La fonction actuarielle se positionne alors comme ressource pour accompagner les processus de décisions et apporter, au moment des prises de décisions, les éclairages nécessaires à la Direction Générale et aux comités dédiés.
#3 – Planifier au plus tôt dans l’année la présentation du rapport, avec possibilité de raisonner en plusieurs volets
De manière idéale, le rapport actuariel au titre de l’exercice N-1 est émis en début d’année N et s’appuie sur l’agrégation des travaux de second regard menés en année N-1 en prenant de la hauteur pour formuler des opinions globales et complètes. Ce fonctionnement permet d’intervenir dans le cadre des processus de décisions et de susciter l’intérêt dans le cadre d’une présentation du rapport en début d’année N. Un rapport présenté en mars N pour évoquer les enjeux de l’année N-1 aura plus d’impact qu’un rapport présenté en novembre N pour évoquer ces mêmes enjeux.
En fonction des organisations et des moyens accordés à la fonction, ce type de fonctionnement cible peut s’avérer complexe et la construction d’un rapport unique présenté en début d’année N questionnée.
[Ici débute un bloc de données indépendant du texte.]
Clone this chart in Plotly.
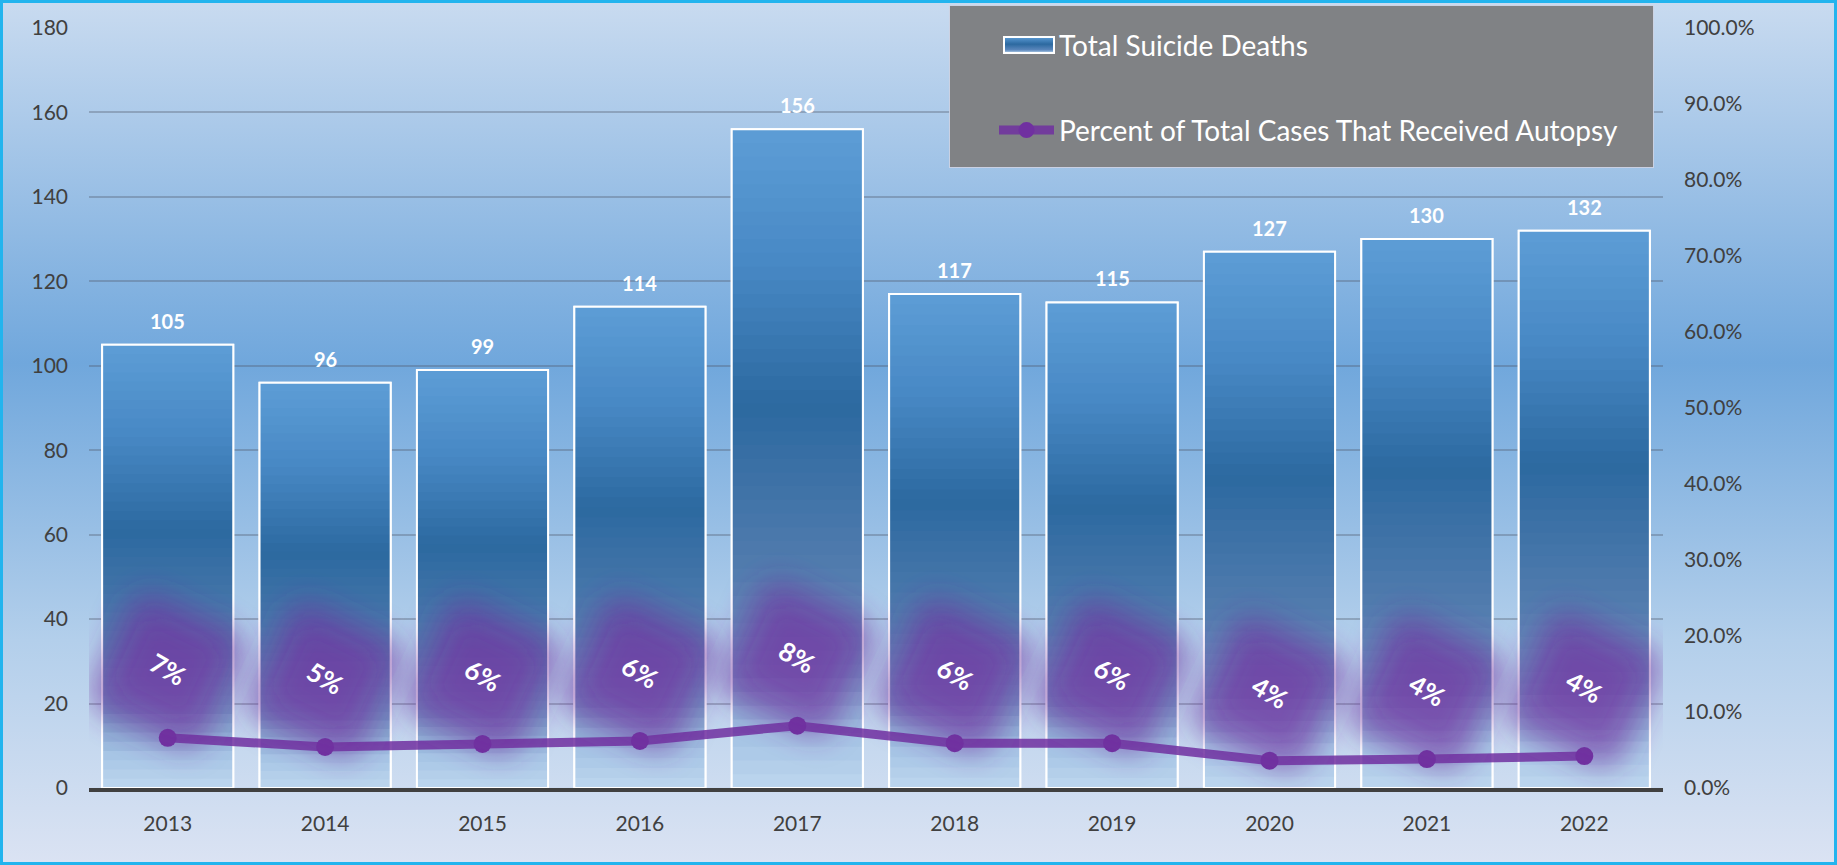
import base64
import plotly.graph_objects as go

# ---------------- data ----------------
years = ["2013", "2014", "2015", "2016", "2017", "2018", "2019", "2020", "2021", "2022"]
deaths = [105, 96, 99, 114, 156, 117, 115, 127, 130, 132]
autopsy_pct = [6.6, 5.4, 5.8, 6.2, 8.2, 5.9, 5.9, 3.6, 3.8, 4.2]
left_ticks = [0, 20, 40, 60, 80, 100, 120, 140, 160, 180]
right_ticks = [0, 10, 20, 30, 40, 50, 60, 70, 80, 90, 100]
bar_name = "Total Suicide Deaths"
line_name = "Percent of Total Cases That Received Autopsy"

xpos = list(range(len(years)))
right_labels = [f"{t:.1f}%" for t in right_ticks]

# ---------------- layout geometry ----------------
W, H = 1837, 865
ML, MR, MT, MB = 89, 174, 28, 77
PW, PH = W - ML - MR, H - MT - MB
X_UNIT = PW / len(years)      # px per category
Y2_UNIT = PH / 100.0          # px per percent


def px_x(x):
    return (x - ML) / PW


def px_y(y):
    return (H - MB - y) / PH


def svg_uri(svg):
    return "data:image/svg+xml;base64," + base64.b64encode(svg.encode()).decode()


FONT = "Lato"
TICK_COLOR = "#404040"
PURPLE = "#7030a0"

# bar gradient (fraction of bar height from the bottom -> colour)
bar_stops = [
    (0.00, (189, 215, 238)),
    (0.07, (168, 198, 230)),
    (0.18, (112, 146, 192)),
    (0.33, (82, 124, 174)),
    (0.58, (44, 105, 160)),
    (0.80, (72, 137, 197)),
    (1.00, (93, 157, 214)),
]


def grad(f):
    for (a, ca), (b, cb) in zip(bar_stops[:-1], bar_stops[1:]):
        if a <= f <= b:
            t = (f - a) / (b - a)
            c = [round(ca[i] + (cb[i] - ca[i]) * t) for i in range(3)]
            return f"rgb({c[0]},{c[1]},{c[2]})"
    c = bar_stops[-1][1]
    return f"rgb({c[0]},{c[1]},{c[2]})"


fig = go.Figure()

# main bar trace
fig.add_trace(go.Bar(
    x=xpos, y=deaths, name=bar_name, showlegend=False,
    marker=dict(color="#3a78b8", line=dict(color="white", width=2)),
))

# gradient bands over the bars
N = 48
for k in range(N):
    f0, f1 = k / N, (k + 1) / N
    extra = 0.35 if k < N - 1 else 0.0
    fig.add_trace(go.Bar(
        x=xpos, y=[v * (f1 - f0) + extra for v in deaths],
        base=[v * f0 for v in deaths],
        marker=dict(color=grad((f0 + f1) / 2), line=dict(width=0)),
        showlegend=False, hoverinfo="skip",
    ))

# white outline on top
fig.add_trace(go.Bar(
    x=xpos, y=deaths, showlegend=False, hoverinfo="skip",
    marker=dict(color="rgba(0,0,0,0)", line=dict(color="white", width=2)),
))

# legend entry for the bars (symbol drawn as an image below)
fig.add_trace(go.Scatter(
    x=[None], y=[None], name=bar_name, mode="lines", legendgroup="a",
    line=dict(color="rgba(0,0,0,0)", width=1), hoverinfo="skip",
))

# percent line
fig.add_trace(go.Scatter(
    x=xpos, y=autopsy_pct, yaxis="y2", name=line_name, legendgroup="b",
    mode="lines+markers",
    line=dict(color="rgba(112,48,160,0.85)", width=9),
    marker=dict(size=18, color=PURPLE),
))

annotations = []
for xp, v in zip(xpos, deaths):
    annotations.append(dict(
        x=xp, y=v, xref="x", yref="y", yanchor="bottom", yshift=10,
        text=str(v), showarrow=False,
        font=dict(family=FONT, size=20, color="white", weight="bold"),
    ))
LABEL_SHIFT = 69
for xp, p in zip(xpos, autopsy_pct):
    annotations.append(dict(
        x=xp, y=p, xref="x", yref="y2", yshift=LABEL_SHIFT,
        text=f"{p:.0f}%", textangle=30, showarrow=False,
        font=dict(family=FONT, size=26, color="white", weight="bold"),
    ))

bg_svg = (
    '<svg xmlns="http://www.w3.org/2000/svg" width="100" height="100" '
    'viewBox="0 0 100 100" preserveAspectRatio="none">'
    '<defs><linearGradient id="g" x1="0" y1="0" x2="0" y2="1">'
    '<stop offset="0" stop-color="#c9dbf0"/>'
    '<stop offset="0.42" stop-color="#70a7dc"/>'
    '<stop offset="0.74" stop-color="#b3cfeb"/>'
    '<stop offset="1" stop-color="#dbe3f3"/>'
    '</linearGradient></defs>'
    '<rect width="100" height="100" fill="url(#g)"/></svg>'
)

glow_svg = (
    '<svg xmlns="http://www.w3.org/2000/svg" width="260" height="260" '
    'viewBox="0 0 260 260" preserveAspectRatio="none">'
    '<defs><filter id="b" x="-60%" y="-60%" width="220%" height="220%">'
    '<feGaussianBlur stdDeviation="14"/></filter>'
    '<filter id="c" x="-60%" y="-60%" width="220%" height="220%">'
    '<feGaussianBlur stdDeviation="10"/></filter></defs>'
    '<rect x="66" y="66" width="128" height="132" rx="28" fill="#7030a0" fill-opacity="0.6" '
    'transform="rotate(25 130 132)" filter="url(#b)"/>'
    '<rect x="92" y="92" width="76" height="76" rx="16" fill="#7030a0" fill-opacity="0.3" '
    'transform="rotate(25 130 130)" filter="url(#c)"/>'
    '</svg>'
)

legend_box_svg = (
    '<svg xmlns="http://www.w3.org/2000/svg" width="705" height="163" '
    'viewBox="0 0 705 163" preserveAspectRatio="none">'
    '<rect x="0.5" y="0.5" width="704" height="162" fill="#808285" '
    'stroke="#d7dcee" stroke-opacity="0.8" stroke-width="1"/></svg>'
)

legend_sym_svg = (
    '<svg xmlns="http://www.w3.org/2000/svg" width="52" height="18" '
    'viewBox="0 0 52 18" preserveAspectRatio="none">'
    '<defs><linearGradient id="s" x1="0" y1="0" x2="0" y2="1">'
    '<stop offset="0" stop-color="#5b9bd5"/>'
    '<stop offset="0.45" stop-color="#2c69a0"/>'
    '<stop offset="0.8" stop-color="#5a86bb"/>'
    '<stop offset="1" stop-color="#bdd7ee"/>'
    '</linearGradient></defs>'
    '<rect x="1" y="1" width="50" height="16" fill="url(#s)" stroke="white" stroke-width="2"/>'
    '</svg>'
)

images = [dict(
    source=svg_uri(bg_svg), xref="paper", yref="paper",
    x=px_x(0), y=px_y(0), sizex=W / PW, sizey=H / PH,
    xanchor="left", yanchor="top", sizing="stretch", layer="below",
)]
GLOW_PX = 260
for xp, p in zip(xpos, autopsy_pct):
    images.append(dict(
        source=svg_uri(glow_svg), xref="x", yref="y2",
        x=xp, y=p + LABEL_SHIFT / Y2_UNIT,
        sizex=GLOW_PX / X_UNIT, sizey=GLOW_PX / Y2_UNIT,
        xanchor="center", yanchor="middle", sizing="stretch", layer="above",
    ))
images.append(dict(
    source=svg_uri(legend_box_svg), xref="paper", yref="paper",
    x=px_x(949), y=px_y(5), sizex=705 / PW, sizey=163 / PH,
    xanchor="left", yanchor="top", sizing="stretch", layer="above",
))
images.append(dict(
    source=svg_uri(legend_sym_svg), xref="paper", yref="paper",
    x=px_x(1003), y=px_y(36), sizex=52 / PW, sizey=18 / PH,
    xanchor="left", yanchor="top", sizing="stretch", layer="above",
))

fig.update_layout(
    width=W, height=H,
    margin=dict(l=ML, r=MR, t=MT, b=MB, pad=0),
    barmode="overlay", bargap=0.167,
    paper_bgcolor="#a9c8e8", plot_bgcolor="rgba(0,0,0,0)",
    font=dict(family=FONT, color=TICK_COLOR),
    images=images,
    xaxis=dict(
        range=[-0.5, len(years) - 0.5], tickvals=xpos, ticktext=years,
        showline=True, linecolor=TICK_COLOR, linewidth=4,
        ticks="", showgrid=False, zeroline=False, ticklabelstandoff=14,
        tickfont=dict(family=FONT, size=21, color=TICK_COLOR),
    ),
    yaxis=dict(
        range=[0, 180], tickvals=left_ticks, showgrid=True,
        gridcolor="rgba(80,90,105,0.35)", gridwidth=1.5,
        zeroline=False, showline=False, ticks="", ticklabelstandoff=20,
        tickfont=dict(family=FONT, size=21, color=TICK_COLOR),
    ),
    yaxis2=dict(
        range=[0, 100], tickvals=right_ticks, ticktext=right_labels,
        overlaying="y", side="right", showgrid=False, zeroline=False,
        showline=False, ticks="", ticklabelstandoff=20,
        tickfont=dict(family=FONT, size=21, color=TICK_COLOR),
    ),
    legend=dict(
        x=px_x(994), y=px_y(20), xanchor="left", yanchor="top",
        bgcolor="rgba(0,0,0,0)", borderwidth=0,
        font=dict(family=FONT, size=28, color="white"),
        traceorder="grouped", tracegroupgap=46, itemwidth=55,
    ),
    shapes=[
        dict(type="rect", xref="paper", yref="paper",
             x0=px_x(1.5), x1=px_x(W - 1.5), y0=px_y(H - 1.5), y1=px_y(1.5),
             fillcolor="rgba(0,0,0,0)", line=dict(color="#22b4ee", width=3),
             layer="above"),
    ],
    annotations=annotations,
    showlegend=True,
)

fig.write_html(
    "out.html",
    config={"displayModeBar": False},
    post_script="document.body.style.margin='0';document.body.style.overflow='hidden';",
)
Une présentation en plusieurs volets est alors possible :
- le chapitre sur les provisions techniques pourrait par exemple être présenté au conseil d’administration en début d’année N suite à la clôture des comptes,
- le chapitre sur la souscription en milieu d’année N (en rappelant bien qu’il concerne l’année N-1)
- le chapitre sur la réassurance en fin d’année N (tout en notant qu’elle concerne également l’année N-1).
Conseil N°3 – mettre en place un système de recommandations efficace
Cette bonne pratique permet au rapport de la fonction actuarielle d’être un réel appui à l’amélioration du pilotage technique pour l’entreprise. Elle repose sur plusieurs éléments :
- Formuler des recommandations qui s’appuient sur le second regard et les analyses menées.
- Mesurer l’impact qualitatif et quantitatif des recommandations avec des tests et des études de sensibilités appuyant la question de l’enjeu.
- Hiérarchiser les recommandations selon les enjeux.
- Co-construire et partager le plan d’actions avec les équipes métiers.
- Procéder à un suivi régulier de la mise en œuvre des recommandations.
En appuyant son rapport annuel sur des études ciblées, en coordonnant les travaux avec les équipes et en établissant un dialogue constructif avec elles, la fonction actuarielle peut fournir des éléments précieux aux managers et dirigeants de l’entreprise, de nature à éclairer les prises de décisions et affiner la gestion des risques.
Ci-dessous, quelques exemples de travaux que la FA pourrait mener pour appuyer son avis et ses recommandations :
- Recalcul indépendant des provisions avec des hypothèses et choix méthodologiques indépendants (notamment en non vie) permettant de chalenger les choix des équipes métiers et d’encadrer le montant des provisions techniques en mesurant l’incertitude.
- Etude de sensibilité sur la déformation du portefeuille accompagnant l’avis sur la maitrise du risque d’antisélection.
- Test de méthodes alternatives de calibrage d’une loi de rachat.
- Analyse d’impacts associés à l’évaluation de la qualité des données.